Nein, natürlich erfinden sich First Aid Kit auch auf ihrem vierten Album nicht grundsätzlich neu. Das wäre ja auch unnötig, denn was nicht kaputt ist, kann man bekanntermaßen nicht reparieren. Trotzdem ist das Album nicht einfach nur eine Fortsetzung des Majorlabel-Debüts "Stay Gold" aus dem Jahre 2014, als das es in vielen Rezensionen dargestellt wird. Vielmehr hat sich das seit jeher klanglich in den USA heimische Schwestern-Duo aus Schweden bei den Sessions alte Stärken ins Gedächtnis gerufen, ohne zu vergessen, dass ihnen inzwischen längst nicht mehr nur Country- und Folk-Connaisseure zu Füßen liegen, sondern Support Slots für die richtigen Schwergewichte und in Kinostreifen und Werbespots platzierte Songs dafür gesorgt haben, dass der Mainstream für First Aid Kit nur noch einen kleinen Schritt entfernt liegt.

Für "Ruins" bedeutet dies, dass hier anders als auf dem Vorgänger dem oft geradezu unfassbar guten Harmoniegesang von Karla und Johanna Söderberg wieder mehr Gewicht zukommt. Hatte man bei einer Reihe von "Stay Gold"-Songs noch das Gefühl, dass die Musik zuerst entstanden war und die beiden - nicht immer ganz erfolgreich - gegen die üppig aufgetürmte Orchestrierung der Streicher ansingen mussten, klingen die neuen Lieder nun so, als sei die Instrumentierung um die größte Stärke des Duos, den Gesang, herum angeordnet worden.
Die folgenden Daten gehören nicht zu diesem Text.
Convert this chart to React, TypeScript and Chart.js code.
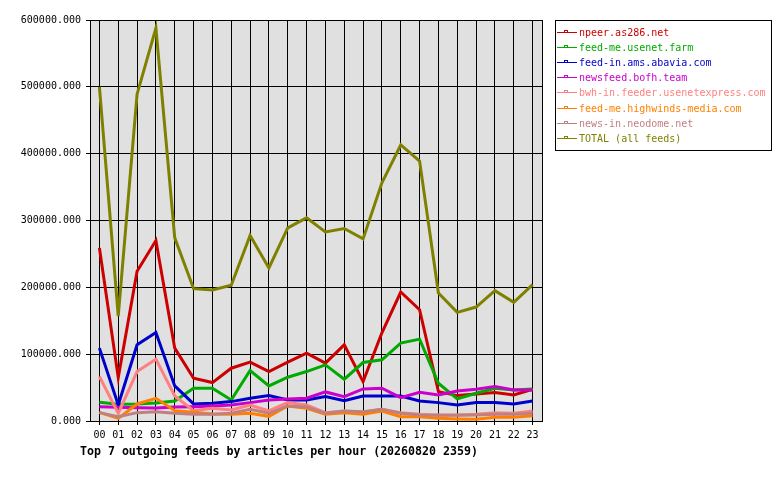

Die prägnante Pedal Steel und die Streicher sind zwar nicht aus dem Klangbild verschwunden, sie kommen aber bei weniger Songs zum Einsatz und wurden auch rein personell ausgedünnt: Spielten zuvor gleich bis zu einem Dutzend Musiker die Streichinstrumente, sind es nun nie mehr als drei. Auch wenn schwelgerische Melancholie und eine gewisse Anschmiegsamkeit immer zu den Markenzeichen von First Aid Kit gehören werden, klingen auf "Ruins" viele Nummern - allen voran der lupenreine Country-Song "Postcard" und "Distant Star" mit betonter Vintage-Heimeligkeit - wieder deutlich erdiger als die Lieder auf dem Vorgänger, wozu sicherlich auch die hochkarätigen Mitstreiter beitragen: Der frühere R.E.M.-Gitarrist und Songwriter Peter Buck begleitet die Söderbergs praktisch bei allen Stücken der LP und Jazz-Größe Eyvind Kang spielt bei der Hälfte der Lieder die Viola, während sich Wilcos Glenn Kotche und McKenzie Smith von Midlake das Schlagzeug bei den zehn Songs teilen.

First Aid Kit wagen sich zwar nie zu weit vor - es ist keine große Überraschung, dass ihr fast schon punkig lautes Polit-Statement "You Are The Problem Here", das letztes Jahr als Single erschien, auf "Ruins" fehlt -, aber wenn auf Nummer sicher gehen so herzergreifend schön klingt wie auf diesem Album, dann hört man sehr, sehr gerne zu.